— start of Material —
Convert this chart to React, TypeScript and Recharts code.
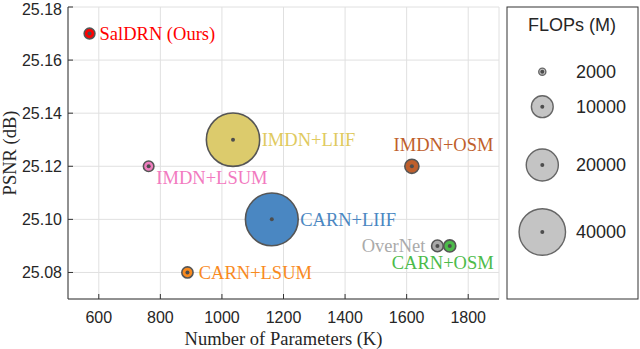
import React from 'react';
import { ScatterChart, Scatter, XAxis, YAxis, CartesianGrid, Label } from 'recharts';

// ---- data ----
const models = ['SalDRN (Ours)', 'IMDN+LSUM', 'IMDN+LIIF', 'IMDN+OSM', 'CARN+LIIF', 'CARN+LSUM', 'OverNet', 'CARN+OSM'];
const paramsK = [570, 762, 1036, 1617, 1162, 888, 1700, 1740];
const psnrDb = [25.17, 25.12, 25.13, 25.12, 25.10, 25.08, 25.09, 25.09];
const flopsM = [3300, 3200, 52000, 4900, 51000, 3500, 3700, 3900];
const xTicks = [600, 800, 1000, 1200, 1400, 1600, 1800];
const yTicks = [25.08, 25.10, 25.12, 25.14, 25.16, 25.18];
const legendFlops = [2000, 10000, 20000, 40000];

// ---- styles ----
const fillColors: Record<string, string> = {
  'SalDRN (Ours)': '#ff0000',
  'IMDN+LSUM': '#f07ebf',
  'IMDN+LIIF': '#dccb6c',
  'IMDN+OSM': '#bf5f2c',
  'CARN+LIIF': '#4a87c2',
  'CARN+LSUM': '#f98a1e',
  'OverNet': '#a9a9a9',
  'CARN+OSM': '#4cbb4a',
};
const textColors: Record<string, string> = {
  'SalDRN (Ours)': '#ff0000',
  'IMDN+LSUM': '#f27ac0',
  'IMDN+LIIF': '#e0ca5e',
  'IMDN+OSM': '#bf5f2c',
  'CARN+LIIF': '#4a87c2',
  'CARN+LSUM': '#f98a1e',
  'OverNet': '#aaaaaa',
  'CARN+OSM': '#4cbb4a',
};
const labelPlacement: Record<string, { dx: number; dy: number; anchor: 'start' | 'end' }> = {
  'SalDRN (Ours)': { dx: 10, dy: 0, anchor: 'start' },
  'IMDN+LSUM': { dx: 7.7, dy: 11, anchor: 'start' },
  'IMDN+LIIF': { dx: 28.7, dy: 0, anchor: 'start' },
  'IMDN+OSM': { dx: -18.3, dy: -21.5, anchor: 'start' },
  'CARN+LIIF': { dx: 28.4, dy: 0, anchor: 'start' },
  'CARN+LSUM': { dx: 11.3, dy: 0, anchor: 'start' },
  'OverNet': { dx: -12, dy: 0, anchor: 'end' },
  'CARN+OSM': { dx: -58, dy: 16.5, anchor: 'start' },
};

const data = models.map((name, i) => ({ name, params: paramsK[i], psnr: psnrDb[i], flops: flopsM[i] }));

const bubbleRadius = (f: number) => Math.sqrt(Math.max(0.0586 * f - 43, 16)) / 2 - 0.75;

const SERIF = '"Liberation Serif", "Times New Roman", serif';
const SANS = '"Liberation Sans", Arial, sans-serif';
const AXIS = '#333333';

const Bubble = (props: any) => {
  const { cx, cy, payload } = props;
  if (cx == null || cy == null) return null;
  const r = bubbleRadius(payload.flops);
  return (
    <g>
      <circle cx={cx} cy={cy} r={r} fill={fillColors[payload.name]} stroke="#555555" strokeWidth={1.6} />
      <circle cx={cx} cy={cy} r={2} fill="#4d4d4d" />
    </g>
  );
};

const BubbleLabel = (props: any) => {
  const { cx, cy, payload } = props;
  if (cx == null || cy == null) return null;
  const p = labelPlacement[payload.name];
  return (
    <text x={cx + p.dx} y={cy + p.dy} dy="0.35em" textAnchor={p.anchor} fontFamily={SERIF} fontSize={18.5} fill={textColors[payload.name]}>
      {payload.name}
    </text>
  );
};

const YTitle = (props: any) => {
  const vb = props.viewBox || { x: 8, y: 7, height: 292 };
  const x = 15.5;
  const y = vb.y + vb.height / 2;
  return (
    <text x={x} y={y} transform={`rotate(-90, ${x}, ${y})`} textAnchor="middle" fontFamily={SERIF} fontSize={18.5} fill="#262626">
      PSNR (dB)
    </text>
  );
};

const XTitle = (props: any) => {
  const vb = props.viewBox || { x: 68, width: 431 };
  return (
    <text x={vb.x + vb.width / 2} y={345} textAnchor="middle" fontFamily={SERIF} fontSize={18.5} fill="#262626">
      Number of Parameters (K)
    </text>
  );
};

const legendY = [71.7, 106.7, 165, 232];

export default function App() {
  return (
    <div style={{ position: 'absolute', left: 0, top: 0, width: 640, height: 349, background: '#ffffff' }}>
      <ScatterChart width={640} height={349} margin={{ top: 7, right: 141, bottom: 20, left: 8 }}>
        <CartesianGrid stroke="#e0e0e0" strokeWidth={1} />
        <XAxis
          xAxisId={0}
          dataKey="params"
          type="number"
          domain={[500, 1900]}
          ticks={xTicks}
          allowDataOverflow
          height={30}
          tickSize={-5}
          tickMargin={18}
          stroke={AXIS}
          tick={{ fontFamily: SANS, fontSize: 16, fill: '#262626' }}
        >
          <Label content={<XTitle />} />
        </XAxis>
        <XAxis
          xAxisId="top"
          orientation="top"
          type="number"
          dataKey="params"
          domain={[500, 1900]}
          ticks={xTicks}
          allowDataOverflow
          height={0}
          tickSize={-5}
          tickFormatter={() => ''}
          stroke={AXIS}
        />
        <YAxis
          yAxisId={0}
          dataKey="psnr"
          type="number"
          domain={[25.07, 25.18]}
          ticks={yTicks}
          allowDataOverflow
          width={60}
          tickSize={-5}
          tickMargin={11}
          stroke={AXIS}
          tickFormatter={(v: number) => v.toFixed(2)}
          tick={{ fontFamily: SANS, fontSize: 16, fill: '#262626' }}
        >
          <Label content={<YTitle />} />
        </YAxis>
        <YAxis
          yAxisId="right"
          orientation="right"
          type="number"
          dataKey="psnr"
          domain={[25.07, 25.18]}
          ticks={yTicks}
          allowDataOverflow
          width={0}
          tickSize={-5}
          tickFormatter={() => ''}
          stroke={AXIS}
        />
        <Scatter data={data} xAxisId={0} yAxisId={0} shape={<Bubble />} isAnimationActive={false} />
        <Scatter data={data} xAxisId={0} yAxisId={0} shape={<BubbleLabel />} isAnimationActive={false} />
      </ScatterChart>
      <svg width={640} height={349} style={{ position: 'absolute', left: 0, top: 0, pointerEvents: 'none' }}>
        <rect x={507} y={7} width={131} height={292} fill="#ffffff" stroke={AXIS} strokeWidth={1} />
        <text x={572} y={25} dy="0.35em" textAnchor="middle" fontFamily={SANS} fontSize={18} fill="#262626">
          FLOPs (M)
        </text>
        {legendFlops.map((f, i) => (
          <g key={f}>
            <circle cx={542.3} cy={legendY[i]} r={bubbleRadius(f)} fill="#c4c4c4" stroke="#666666" strokeWidth={1.4} />
            <circle cx={542.3} cy={legendY[i]} r={2} fill="#4d4d4d" />
            <text x={576} y={legendY[i]} dy="0.35em" fontFamily={SANS} fontSize={18} fill="#262626">
              {f}
            </text>
          </g>
        ))}
      </svg>
    </div>
  );
}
— end of Material —
# [Problem to work on]
Emit the lines of the material exactly, from its first line to the line containing "YAxis, CartesianGrid, Label", inclusive; leave every picture out.

# [Result below]
Convert this chart to React, TypeScript and Recharts code.
import React from 'react';
import { ScatterChart, Scatter, XAxis, YAxis, CartesianGrid, Label } from 'recharts';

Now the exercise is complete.